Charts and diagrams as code

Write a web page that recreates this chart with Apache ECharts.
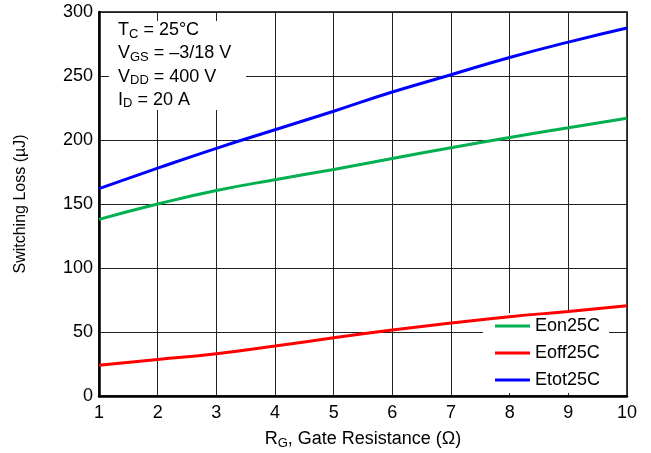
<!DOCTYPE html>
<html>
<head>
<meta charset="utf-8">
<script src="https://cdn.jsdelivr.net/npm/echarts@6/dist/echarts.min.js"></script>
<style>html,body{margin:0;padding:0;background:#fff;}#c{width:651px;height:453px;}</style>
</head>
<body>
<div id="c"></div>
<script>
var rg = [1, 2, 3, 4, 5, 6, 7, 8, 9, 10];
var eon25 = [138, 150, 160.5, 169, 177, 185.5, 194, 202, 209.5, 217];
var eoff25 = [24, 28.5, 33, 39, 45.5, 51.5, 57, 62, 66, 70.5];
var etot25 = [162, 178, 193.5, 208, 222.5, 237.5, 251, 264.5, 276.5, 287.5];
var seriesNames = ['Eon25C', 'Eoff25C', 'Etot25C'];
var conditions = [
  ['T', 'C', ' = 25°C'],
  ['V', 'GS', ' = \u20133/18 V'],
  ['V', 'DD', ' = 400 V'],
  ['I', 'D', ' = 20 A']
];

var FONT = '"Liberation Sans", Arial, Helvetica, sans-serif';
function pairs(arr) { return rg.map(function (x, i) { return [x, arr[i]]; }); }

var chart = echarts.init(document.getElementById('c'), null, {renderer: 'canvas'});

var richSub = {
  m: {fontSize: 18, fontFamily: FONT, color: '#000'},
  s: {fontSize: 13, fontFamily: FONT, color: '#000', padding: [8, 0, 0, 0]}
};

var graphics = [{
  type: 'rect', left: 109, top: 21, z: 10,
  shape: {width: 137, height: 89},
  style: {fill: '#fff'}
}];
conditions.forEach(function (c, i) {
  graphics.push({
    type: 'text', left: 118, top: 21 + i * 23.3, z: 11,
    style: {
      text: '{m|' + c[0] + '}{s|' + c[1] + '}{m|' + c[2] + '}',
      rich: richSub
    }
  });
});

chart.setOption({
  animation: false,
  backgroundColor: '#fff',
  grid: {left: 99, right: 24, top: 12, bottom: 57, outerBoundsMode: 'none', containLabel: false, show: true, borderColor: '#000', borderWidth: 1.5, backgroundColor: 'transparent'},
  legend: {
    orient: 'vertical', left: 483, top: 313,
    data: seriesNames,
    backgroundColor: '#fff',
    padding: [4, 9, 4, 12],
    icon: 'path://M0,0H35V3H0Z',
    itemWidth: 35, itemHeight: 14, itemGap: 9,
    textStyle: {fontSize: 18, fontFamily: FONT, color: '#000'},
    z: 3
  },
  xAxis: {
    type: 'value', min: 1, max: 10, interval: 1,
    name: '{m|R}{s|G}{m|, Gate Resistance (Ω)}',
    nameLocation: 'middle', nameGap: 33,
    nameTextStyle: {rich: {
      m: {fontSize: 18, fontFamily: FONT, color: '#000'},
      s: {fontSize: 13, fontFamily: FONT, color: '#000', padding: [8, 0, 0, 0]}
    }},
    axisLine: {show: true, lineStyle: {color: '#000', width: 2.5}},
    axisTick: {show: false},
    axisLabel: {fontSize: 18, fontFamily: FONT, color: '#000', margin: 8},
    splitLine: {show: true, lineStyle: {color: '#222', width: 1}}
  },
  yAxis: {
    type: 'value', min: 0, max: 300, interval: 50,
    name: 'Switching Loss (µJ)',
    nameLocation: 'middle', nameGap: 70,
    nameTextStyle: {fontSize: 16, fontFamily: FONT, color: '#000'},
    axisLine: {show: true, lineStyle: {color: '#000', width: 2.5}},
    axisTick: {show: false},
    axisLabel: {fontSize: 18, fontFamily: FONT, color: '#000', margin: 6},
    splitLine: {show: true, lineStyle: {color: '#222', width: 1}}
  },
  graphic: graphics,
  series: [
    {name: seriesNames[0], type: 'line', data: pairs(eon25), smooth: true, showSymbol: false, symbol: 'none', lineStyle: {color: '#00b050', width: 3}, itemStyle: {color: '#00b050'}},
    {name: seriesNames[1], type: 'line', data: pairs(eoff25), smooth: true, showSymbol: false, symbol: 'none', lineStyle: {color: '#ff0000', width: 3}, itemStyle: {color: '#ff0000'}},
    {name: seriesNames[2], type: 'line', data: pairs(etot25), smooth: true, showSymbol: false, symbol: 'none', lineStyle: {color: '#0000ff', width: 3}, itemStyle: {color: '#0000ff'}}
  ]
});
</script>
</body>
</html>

---

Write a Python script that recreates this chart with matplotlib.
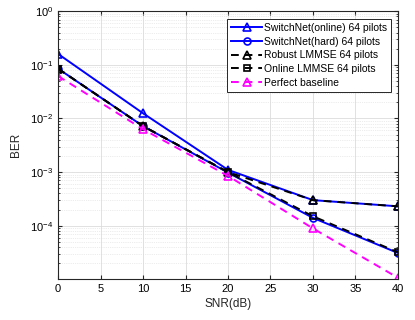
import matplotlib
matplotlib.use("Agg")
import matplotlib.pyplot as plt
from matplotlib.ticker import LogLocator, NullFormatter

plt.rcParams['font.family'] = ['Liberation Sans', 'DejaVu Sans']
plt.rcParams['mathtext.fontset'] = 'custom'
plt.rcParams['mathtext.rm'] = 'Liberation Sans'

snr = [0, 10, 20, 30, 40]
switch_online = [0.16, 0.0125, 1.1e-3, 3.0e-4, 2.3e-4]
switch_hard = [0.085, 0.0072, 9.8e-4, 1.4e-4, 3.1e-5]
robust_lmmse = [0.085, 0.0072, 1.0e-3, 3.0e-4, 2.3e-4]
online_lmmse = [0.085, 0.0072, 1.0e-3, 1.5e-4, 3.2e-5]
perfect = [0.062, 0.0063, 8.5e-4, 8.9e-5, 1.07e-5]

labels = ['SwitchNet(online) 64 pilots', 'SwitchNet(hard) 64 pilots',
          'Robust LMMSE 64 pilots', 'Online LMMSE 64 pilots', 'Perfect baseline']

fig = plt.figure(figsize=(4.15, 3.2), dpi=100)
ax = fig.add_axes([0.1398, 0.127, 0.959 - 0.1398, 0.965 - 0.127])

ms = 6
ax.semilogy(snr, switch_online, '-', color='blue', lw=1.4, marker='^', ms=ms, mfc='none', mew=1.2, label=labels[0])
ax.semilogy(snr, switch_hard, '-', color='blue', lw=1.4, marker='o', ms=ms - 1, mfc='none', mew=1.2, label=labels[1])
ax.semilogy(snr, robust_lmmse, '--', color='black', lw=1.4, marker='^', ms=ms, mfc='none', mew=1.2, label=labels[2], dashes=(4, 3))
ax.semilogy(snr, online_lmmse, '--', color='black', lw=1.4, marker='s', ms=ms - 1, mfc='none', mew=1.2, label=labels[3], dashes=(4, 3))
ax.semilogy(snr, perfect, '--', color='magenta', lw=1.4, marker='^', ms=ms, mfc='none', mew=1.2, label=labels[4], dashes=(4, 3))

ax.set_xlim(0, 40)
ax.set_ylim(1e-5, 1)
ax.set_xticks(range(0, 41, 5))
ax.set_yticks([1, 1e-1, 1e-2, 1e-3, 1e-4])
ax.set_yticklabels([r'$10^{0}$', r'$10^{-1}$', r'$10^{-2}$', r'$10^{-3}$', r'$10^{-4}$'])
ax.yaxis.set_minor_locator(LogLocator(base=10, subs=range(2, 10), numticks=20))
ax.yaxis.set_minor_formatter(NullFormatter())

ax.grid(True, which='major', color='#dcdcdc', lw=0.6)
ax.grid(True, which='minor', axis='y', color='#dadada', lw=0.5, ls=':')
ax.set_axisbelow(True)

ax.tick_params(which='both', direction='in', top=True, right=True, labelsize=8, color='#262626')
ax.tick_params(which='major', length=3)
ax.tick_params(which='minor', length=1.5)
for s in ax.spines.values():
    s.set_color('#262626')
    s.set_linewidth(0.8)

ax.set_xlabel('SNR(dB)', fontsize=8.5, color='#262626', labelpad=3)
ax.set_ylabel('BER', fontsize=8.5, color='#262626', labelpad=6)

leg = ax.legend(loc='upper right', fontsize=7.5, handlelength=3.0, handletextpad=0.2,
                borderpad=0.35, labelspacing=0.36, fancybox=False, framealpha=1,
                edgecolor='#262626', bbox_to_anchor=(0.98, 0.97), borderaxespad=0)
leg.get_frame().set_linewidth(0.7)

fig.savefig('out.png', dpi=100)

==

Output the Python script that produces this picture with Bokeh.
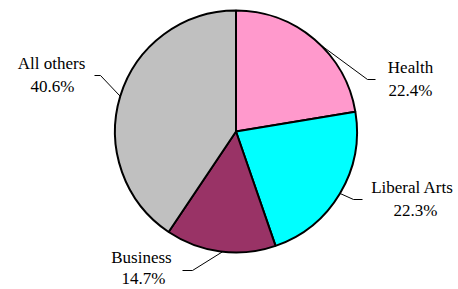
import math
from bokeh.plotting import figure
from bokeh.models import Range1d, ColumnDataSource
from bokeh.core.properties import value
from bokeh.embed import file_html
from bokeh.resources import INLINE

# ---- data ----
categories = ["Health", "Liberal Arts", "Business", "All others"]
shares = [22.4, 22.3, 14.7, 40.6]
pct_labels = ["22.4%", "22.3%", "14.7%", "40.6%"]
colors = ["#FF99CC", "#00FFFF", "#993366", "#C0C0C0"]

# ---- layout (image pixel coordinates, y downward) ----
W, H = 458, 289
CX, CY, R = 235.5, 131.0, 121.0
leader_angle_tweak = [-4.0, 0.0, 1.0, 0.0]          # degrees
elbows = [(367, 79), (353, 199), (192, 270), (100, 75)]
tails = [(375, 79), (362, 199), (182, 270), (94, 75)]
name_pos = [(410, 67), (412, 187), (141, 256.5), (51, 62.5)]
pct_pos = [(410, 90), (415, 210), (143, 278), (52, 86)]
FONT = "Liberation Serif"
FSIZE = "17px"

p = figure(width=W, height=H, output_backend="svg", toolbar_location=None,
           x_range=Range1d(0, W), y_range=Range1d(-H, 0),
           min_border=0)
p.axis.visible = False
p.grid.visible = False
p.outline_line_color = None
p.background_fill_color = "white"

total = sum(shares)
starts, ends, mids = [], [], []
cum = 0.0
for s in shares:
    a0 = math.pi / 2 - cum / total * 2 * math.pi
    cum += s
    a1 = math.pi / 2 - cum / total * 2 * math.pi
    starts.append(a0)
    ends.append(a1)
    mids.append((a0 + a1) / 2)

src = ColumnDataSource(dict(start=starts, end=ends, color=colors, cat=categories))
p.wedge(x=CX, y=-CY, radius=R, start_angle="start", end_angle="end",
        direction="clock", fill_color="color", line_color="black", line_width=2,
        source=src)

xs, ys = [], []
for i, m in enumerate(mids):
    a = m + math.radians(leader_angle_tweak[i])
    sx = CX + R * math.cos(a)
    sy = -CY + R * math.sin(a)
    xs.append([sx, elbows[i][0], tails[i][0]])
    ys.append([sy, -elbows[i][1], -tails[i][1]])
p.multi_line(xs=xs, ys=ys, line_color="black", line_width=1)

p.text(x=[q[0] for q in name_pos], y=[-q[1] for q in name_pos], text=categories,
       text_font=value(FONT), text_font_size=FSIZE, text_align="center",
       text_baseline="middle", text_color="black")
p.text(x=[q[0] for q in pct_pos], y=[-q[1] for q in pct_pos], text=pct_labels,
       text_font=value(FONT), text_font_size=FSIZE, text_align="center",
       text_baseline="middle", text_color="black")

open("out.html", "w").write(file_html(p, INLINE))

• TASK TO COMPLETE
In the records above, locate each line with the word "matplotlib". Copy all such lines.

• EXERCISE RESPONSE
Write a Python script that recreates this chart with matplotlib.
import matplotlib
matplotlib.use("Agg")
import matplotlib.pyplot as plt
from matplotlib.ticker import LogLocator, NullFormatter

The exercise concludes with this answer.